Planned Corrective Actions:

The following actions will be implemented prior to restart from Refueling Outage 26, currently anticipated to be late June 2010:

(1) Work processes and procedures will be reviewed and revised to provide a more rigorous approach in work process evaluation, with particular regard to critical equipment-related work requests to eliminate single point vulnerability and ensure proper prioritization.

(2) Cable, conduit, breakers, fuses, and other damaged equipment involved in the event will be repaired or replaced. RCP seals will be inspected and repaired as necessary.

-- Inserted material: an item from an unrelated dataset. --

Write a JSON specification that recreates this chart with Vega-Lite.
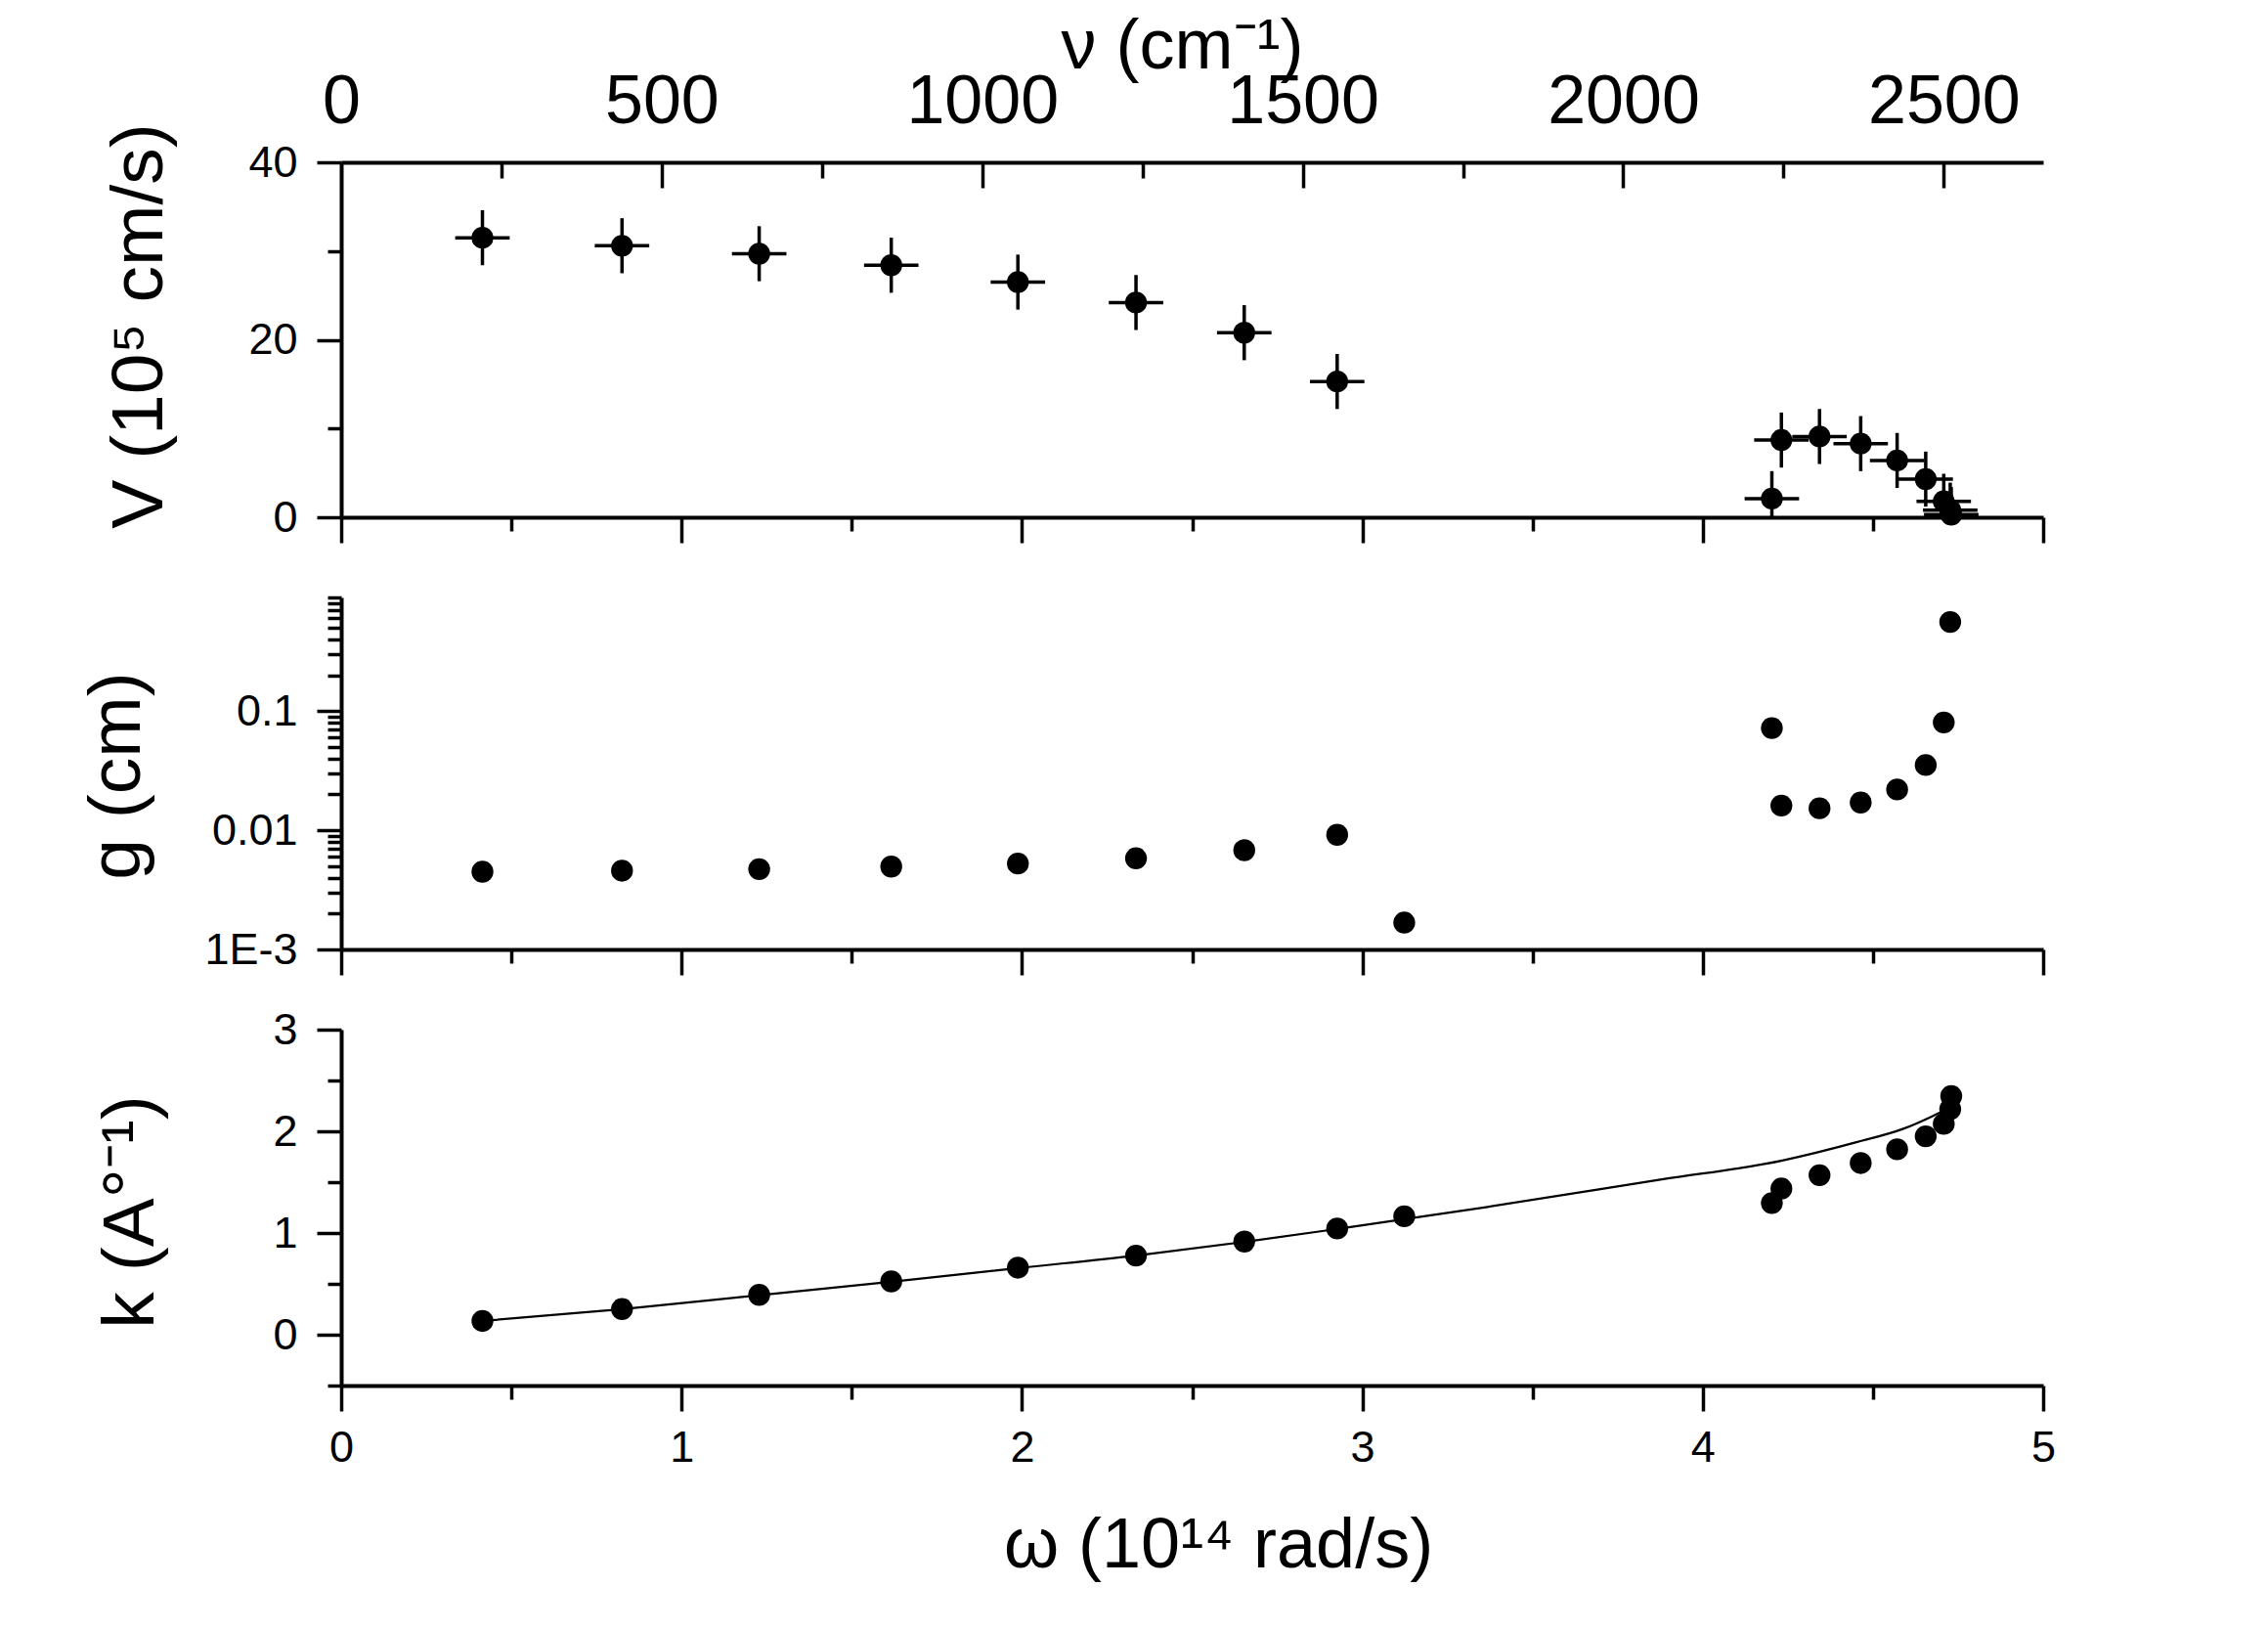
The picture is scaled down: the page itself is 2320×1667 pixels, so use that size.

The UAT transformer will be replaced.

(3) A health assessment of the SUT will be completed.

(4) The cable that initiated the event will be replaced with a type appropriate for the application. In addition, site 4kV cabling will be inspected and replaced as necessary. Engineering controls have been implemented since 1986 to improve engineering product quality to prevent this occurrence for future cable replacements.

(5) A modification will be completed to prevent inadvertent closure of FCV-626 on loss of power.

(6) A modification will be completed to ensure battery chargers will automatically restart on restoration of Motor Control Center 5 or 6 following a loss of offsite power.

(7) Troubleshooting of loss of Instrument Bus 3 will be completed and appropriate corrective actions implemented.

(8) The incorrect configuration of the VCT level comparator will be corrected and tested. Past NUS comparator replacement post-maintenance tests will be reviewed and additional post-maintenance tests conducted as necessary.

(9) Operating crews will be provided additional simulator training on proper procedure use and adherence during Emergency Operating Procedure and Abnormal Operating Procedure execution.

(10) Operator individual and crew performance will be evaluated using simulator scenarios and other evaluation methods, with particular focus on plant monitoring and command and control practices. Improvements identified will be incorporated in operator training.

(11) Operator training will be conducted on the operation of the main generator lockout relay including inputs and expected responses to resetting the relay.

(12) Procedures involved in the event, including applicable Abnormal and Emergency Operating Procedures, and GP-004, will be reviewed to identify enhancements and revised as necessary.

(13) Simulator modeling regarding equipment response during bus failures will be evaluated.

(14) Progress Energy will conduct a challenge to ensure pre-startup actions have been adequately completed prior to restart of the plant.

The following actions will be completed by August 31, 2010:

(1) A standard for post-maintenance testing of protection and control circuits will be developed.

(2) A configuration document for installing new NUS modules will be developed.

VI. ADDITIONAL INFORMATION

Failed. Component Information:

The failed cable was manufactured by the Rome Cable Corp. A specific model has not been identified, but it is listed as 500MCM 5kv unshielded cable.

The failed fuse was manufactured by the Bussmann Division of Cooper Industries. The model number was LPN-RK-30SP.

Previous Similar Events:

Licensee Event Reports (LERs) for HBRSEP, Unit No. 2, were reviewed. No events were identified that were similar to the event described in this LER.